### Objective
Skip all pictures. Write out the data below from its first line through the line that contains "YAxis, CartesianGrid, ReferenceLine".
+++++
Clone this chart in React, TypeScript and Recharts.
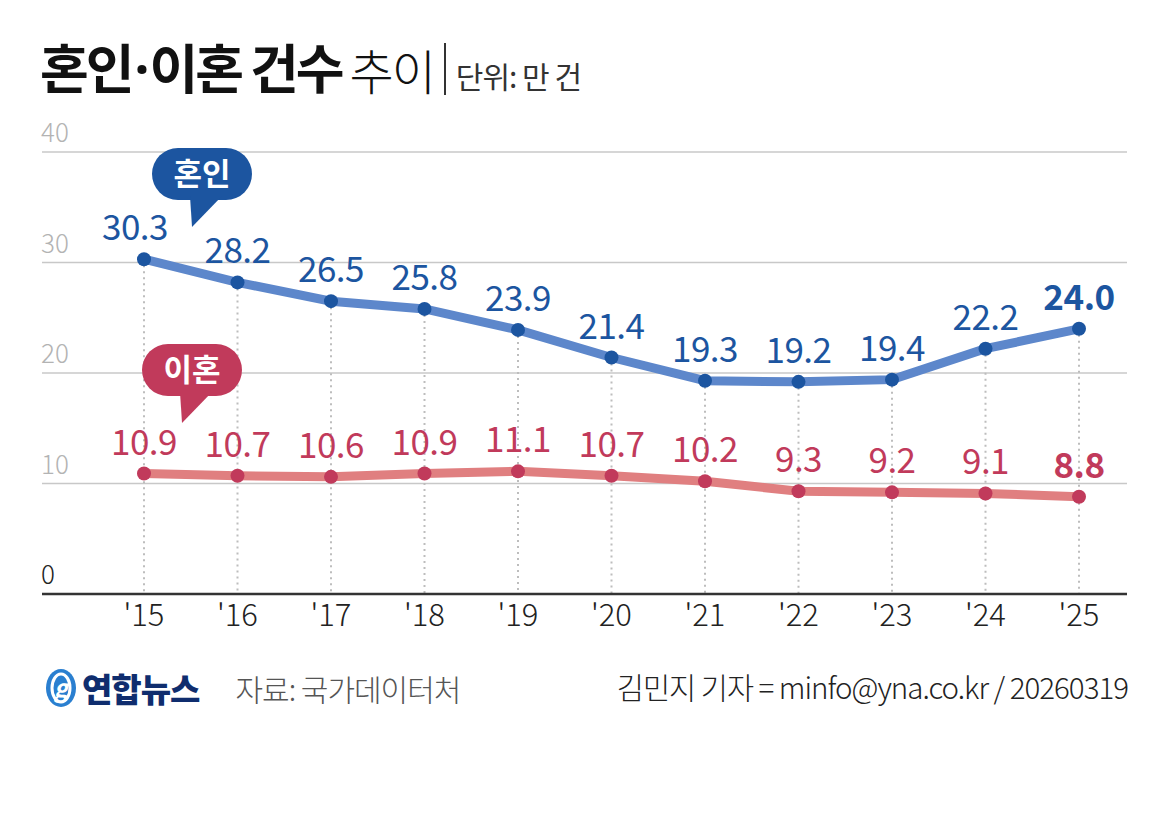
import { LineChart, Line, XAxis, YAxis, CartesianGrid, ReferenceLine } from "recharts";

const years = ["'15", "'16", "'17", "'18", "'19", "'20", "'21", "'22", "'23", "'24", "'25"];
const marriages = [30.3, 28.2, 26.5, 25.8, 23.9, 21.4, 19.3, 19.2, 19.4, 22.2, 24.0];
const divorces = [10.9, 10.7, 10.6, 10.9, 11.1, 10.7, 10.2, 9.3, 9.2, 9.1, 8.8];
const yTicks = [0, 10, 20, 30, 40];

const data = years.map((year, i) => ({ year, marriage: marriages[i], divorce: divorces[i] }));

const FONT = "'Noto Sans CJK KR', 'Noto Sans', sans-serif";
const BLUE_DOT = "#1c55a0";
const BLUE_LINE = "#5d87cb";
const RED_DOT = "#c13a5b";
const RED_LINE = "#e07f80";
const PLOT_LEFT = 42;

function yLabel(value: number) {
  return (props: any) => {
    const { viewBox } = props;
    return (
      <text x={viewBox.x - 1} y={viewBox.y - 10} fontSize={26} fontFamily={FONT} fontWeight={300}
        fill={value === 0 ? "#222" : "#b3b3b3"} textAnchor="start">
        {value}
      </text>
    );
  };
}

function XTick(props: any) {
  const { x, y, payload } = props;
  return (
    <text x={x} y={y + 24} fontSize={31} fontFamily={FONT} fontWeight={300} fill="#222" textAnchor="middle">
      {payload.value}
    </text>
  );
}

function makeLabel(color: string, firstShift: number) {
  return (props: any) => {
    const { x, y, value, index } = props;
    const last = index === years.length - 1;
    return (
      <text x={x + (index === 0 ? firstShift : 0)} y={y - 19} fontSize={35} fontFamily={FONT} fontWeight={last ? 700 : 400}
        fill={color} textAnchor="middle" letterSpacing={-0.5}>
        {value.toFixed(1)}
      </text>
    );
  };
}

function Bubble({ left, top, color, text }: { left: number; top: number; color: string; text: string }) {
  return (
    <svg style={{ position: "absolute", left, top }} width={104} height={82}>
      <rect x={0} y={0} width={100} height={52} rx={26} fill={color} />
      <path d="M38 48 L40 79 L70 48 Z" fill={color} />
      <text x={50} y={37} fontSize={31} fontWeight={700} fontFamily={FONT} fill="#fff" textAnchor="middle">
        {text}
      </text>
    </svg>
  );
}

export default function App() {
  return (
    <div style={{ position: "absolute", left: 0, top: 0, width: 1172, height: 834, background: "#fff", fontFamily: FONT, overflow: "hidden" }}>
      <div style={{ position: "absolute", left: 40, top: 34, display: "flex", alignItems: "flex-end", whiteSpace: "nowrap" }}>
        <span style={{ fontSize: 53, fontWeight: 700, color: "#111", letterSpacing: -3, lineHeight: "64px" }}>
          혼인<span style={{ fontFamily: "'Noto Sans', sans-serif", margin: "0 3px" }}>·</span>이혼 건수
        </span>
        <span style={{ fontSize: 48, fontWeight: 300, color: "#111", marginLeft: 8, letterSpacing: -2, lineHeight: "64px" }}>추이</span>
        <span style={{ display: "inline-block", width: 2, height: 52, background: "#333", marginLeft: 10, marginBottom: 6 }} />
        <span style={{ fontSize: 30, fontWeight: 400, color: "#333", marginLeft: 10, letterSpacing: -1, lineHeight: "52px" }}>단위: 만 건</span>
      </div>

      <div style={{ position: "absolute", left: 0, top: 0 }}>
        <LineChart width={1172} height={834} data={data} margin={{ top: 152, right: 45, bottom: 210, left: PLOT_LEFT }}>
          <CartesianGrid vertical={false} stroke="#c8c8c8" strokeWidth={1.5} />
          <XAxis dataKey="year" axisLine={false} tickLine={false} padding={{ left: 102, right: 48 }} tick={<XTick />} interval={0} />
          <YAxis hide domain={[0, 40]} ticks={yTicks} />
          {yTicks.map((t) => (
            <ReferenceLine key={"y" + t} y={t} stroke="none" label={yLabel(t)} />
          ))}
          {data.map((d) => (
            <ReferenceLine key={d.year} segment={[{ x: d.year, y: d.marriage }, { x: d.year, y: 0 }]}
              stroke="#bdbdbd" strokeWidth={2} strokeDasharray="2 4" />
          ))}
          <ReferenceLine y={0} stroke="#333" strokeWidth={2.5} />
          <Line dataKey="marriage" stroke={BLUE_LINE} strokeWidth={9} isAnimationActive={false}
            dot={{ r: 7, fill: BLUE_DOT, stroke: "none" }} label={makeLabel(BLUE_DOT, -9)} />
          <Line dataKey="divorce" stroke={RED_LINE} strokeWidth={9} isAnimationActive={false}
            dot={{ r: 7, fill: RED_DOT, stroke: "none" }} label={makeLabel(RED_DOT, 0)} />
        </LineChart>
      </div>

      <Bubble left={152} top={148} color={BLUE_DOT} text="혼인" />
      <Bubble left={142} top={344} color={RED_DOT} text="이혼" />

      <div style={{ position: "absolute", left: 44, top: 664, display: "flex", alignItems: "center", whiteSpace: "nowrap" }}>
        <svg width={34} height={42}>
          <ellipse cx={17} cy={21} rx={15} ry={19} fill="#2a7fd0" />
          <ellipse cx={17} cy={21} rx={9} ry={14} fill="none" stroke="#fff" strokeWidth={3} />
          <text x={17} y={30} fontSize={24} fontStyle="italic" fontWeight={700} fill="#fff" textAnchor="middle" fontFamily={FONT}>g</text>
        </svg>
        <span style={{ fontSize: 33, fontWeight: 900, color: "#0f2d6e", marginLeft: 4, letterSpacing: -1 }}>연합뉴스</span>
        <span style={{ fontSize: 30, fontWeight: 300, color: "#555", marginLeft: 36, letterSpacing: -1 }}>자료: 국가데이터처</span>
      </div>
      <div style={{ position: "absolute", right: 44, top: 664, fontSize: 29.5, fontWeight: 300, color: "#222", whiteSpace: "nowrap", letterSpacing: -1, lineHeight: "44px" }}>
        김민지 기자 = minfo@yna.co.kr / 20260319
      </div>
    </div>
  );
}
+++++
### Reply to the task
Clone this chart in React, TypeScript and Recharts.
import { LineChart, Line, XAxis, YAxis, CartesianGrid, ReferenceLine } from "recharts";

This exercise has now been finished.